Don't Let a Break Break You: A Guide to Returning to the Gym After a Long Break

Don't Let a Break Break You: A Guide to Returning to the Gym After a Long Break

Are you tired of feeling like you're not performing at your best?

Do you want to regain your full potential and operate intelligently?

Look no further, because I have the perfect solution for you!

Introducing a comprehensive 4-week plan of action that will help you get back to your full capacity with ease. By following this plan, you'll be able to optimise your performance and operate at your highest level of intelligence. Don't let another day go by without taking action towards achieving your full potential.

Try this 4-week plan today and see the incredible results for yourself!

WEEK 1:

In week 1, you just want to get back into the groove of movements you haven’t done for a long time.

Your body has forgotten how to move loads through those movement patterns as efficiently as it used to be able to.

PICK LIGHT WEIGHTS. Go for 60% of your old 1RM and stop well before failure (3 reps or more)
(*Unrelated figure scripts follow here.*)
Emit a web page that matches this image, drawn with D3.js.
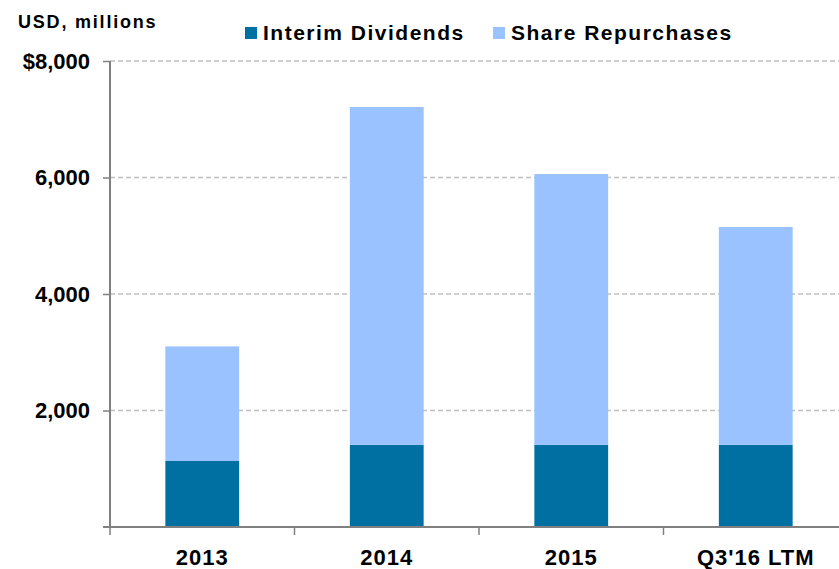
<!DOCTYPE html>
<html>
<head>
<meta charset="utf-8">
<script src="https://cdn.jsdelivr.net/npm/d3@7"></script>
<style>
  body { margin: 0; background: #fff; }
  svg text { font-family: "Liberation Sans", Arial, sans-serif; font-weight: bold; fill: #000; }
</style>
</head>
<body>
<svg id="chart" width="839" height="569"></svg>
<script>
// chart data
const categories = ["2013", "2014", "2015", "Q3'16 LTM"];
const dividends = [1140, 1410, 1410, 1410];
const repurchases = [1960, 5800, 4650, 3740];
const yTicks = [0, 2000, 4000, 6000, 8000];
const seriesNames = ["Interim Dividends", "Share Repurchases"];
const colors = ["#0070A3", "#99C2FF"];

const svg = d3.select("#chart");
const plotLeft = 110, plotRight = 848, plotTop = 61, plotBottom = 527;

const x = d3.scaleBand().domain(categories).range([plotLeft, plotRight]).paddingInner(0.6).paddingOuter(0.3);
const y = d3.scaleLinear().domain([0, 8000]).range([plotBottom, plotTop]);

// stack the two series
const rows = categories.map((c, i) => ({ cat: c, div: dividends[i], rep: repurchases[i] }));
const stack = d3.stack().keys(["div", "rep"])(rows);

// gridlines
svg.append("g")
    .selectAll("line")
    .data(yTicks.filter(d => d > 0))
    .join("line")
    .attr("x1", plotLeft).attr("x2", 839)
    .attr("y1", d => y(d)).attr("y2", d => y(d))
    .attr("stroke", "#c0c0c0")
    .attr("stroke-width", 1.5)
    .attr("stroke-dasharray", "5,3");

// bars
svg.append("g")
    .selectAll("g")
    .data(stack)
    .join("g")
    .attr("fill", (d, i) => colors[i])
    .selectAll("rect")
    .data(d => d)
    .join("rect")
    .attr("x", d => x(d.data.cat))
    .attr("width", x.bandwidth())
    .attr("y", d => y(d[1]))
    .attr("height", d => y(d[0]) - y(d[1]));

// y axis
const yAxis = svg.append("g")
    .attr("transform", `translate(${plotLeft},0)`)
    .call(d3.axisLeft(y).tickValues(yTicks.filter(d => d > 0)).tickSize(7).tickPadding(13)
        .tickFormat(d => (d === 8000 ? "$" : "") + d3.format(",")(d)));
yAxis.select(".domain").remove();
yAxis.append("line").attr("y1", plotTop).attr("y2", plotBottom).attr("stroke", "#808080").attr("stroke-width", 2);
yAxis.selectAll(".tick line").attr("stroke", "#808080").attr("stroke-width", 1.5);
yAxis.selectAll(".tick text").style("font-size", "22px").attr("fill", "#000");

// x axis with ticks at category boundaries
const xAxis = svg.append("g").attr("transform", `translate(0,${plotBottom})`);
xAxis.append("line").attr("x1", plotLeft - 7).attr("x2", 839).attr("stroke", "#808080").attr("stroke-width", 2);
const step = x.step();
xAxis.selectAll("line.tk")
    .data(categories)
    .join("line")
    .attr("class", "tk")
    .attr("x1", d => x(d) - (step - x.bandwidth()) / 2)
    .attr("x2", d => x(d) - (step - x.bandwidth()) / 2)
    .attr("y1", 0).attr("y2", 8)
    .attr("stroke", "#808080").attr("stroke-width", 1.5);
xAxis.selectAll("text")
    .data(categories)
    .join("text")
    .attr("x", d => x(d) + x.bandwidth() / 2)
    .attr("y", 38)
    .attr("text-anchor", "middle")
    .style("font-size", "22px")
    .style("letter-spacing", "1px")
    .text(d => d);

// unit label
svg.append("text").attr("x", 18).attr("y", 28)
    .style("font-size", "18px").style("letter-spacing", "1.8px")
    .text("USD, millions");

// legend
const legendX = [245, 493];
const legend = svg.append("g").selectAll("g")
    .data(seriesNames)
    .join("g")
    .attr("transform", (d, i) => `translate(${legendX[i]},27)`);
legend.append("rect").attr("width", 12).attr("height", 12).attr("fill", (d, i) => colors[i]);
legend.append("text").attr("x", 18).attr("y", 13)
    .style("font-size", "21px").style("letter-spacing", "1.5px")
    .text(d => d);
</script>
</body>
</html>
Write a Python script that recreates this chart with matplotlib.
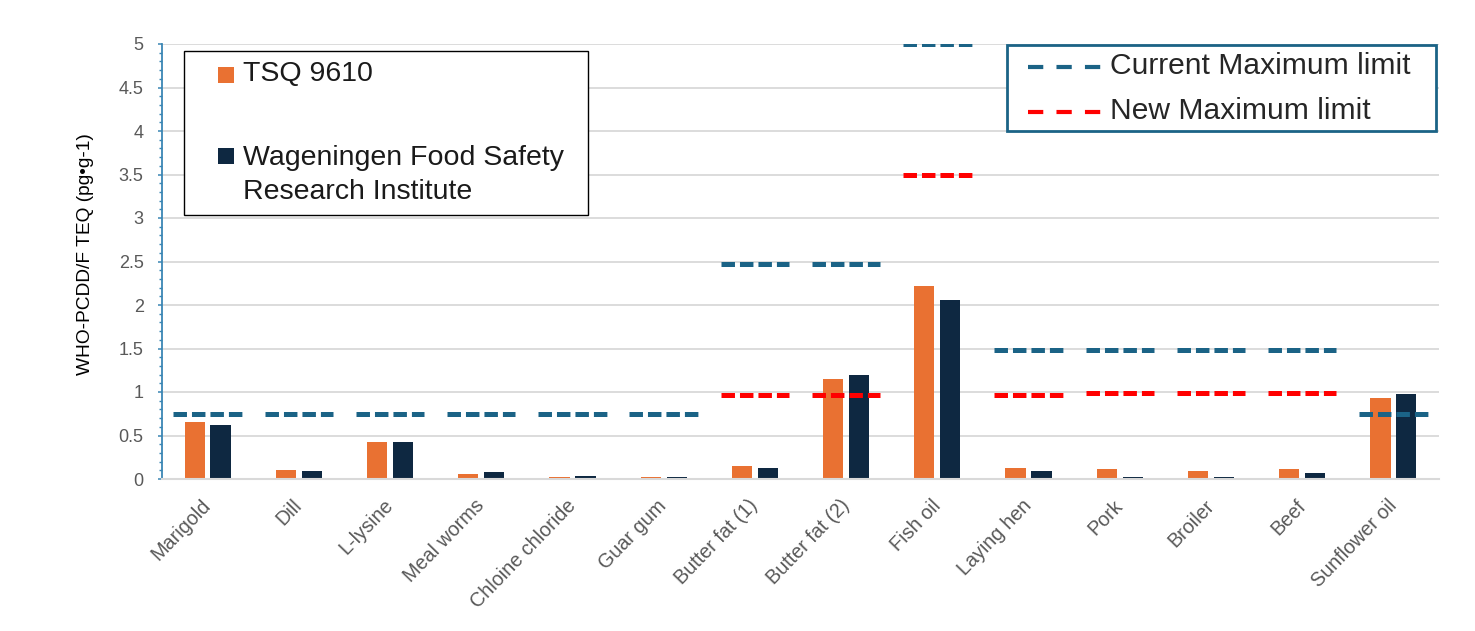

Remember, we’re not trying to build muscle with these sessions. We’re just practising movements. DON’T be overeager to find out where you stand with your lifts. What good does it do to attempt to lift 90% of your previous 1RM “just to see where you are” and then fail at it? All you’re doing is putting stress on your joints and frying your capabilities for the rest of the workout and making it more difficult for yourself to recover for the next workout.

You’ll be needing to prioritise recovery in this stage, so don’t make it harder for yourself. 2 or 3 workouts per week will suffice. I’d go for full body. There’s no point in blasting every muscle group by dedicating a whole session to it. There’s no use in 25 sets of chest exercises in a session right now. Go for full body routines with 2 compound exercises per muscle group.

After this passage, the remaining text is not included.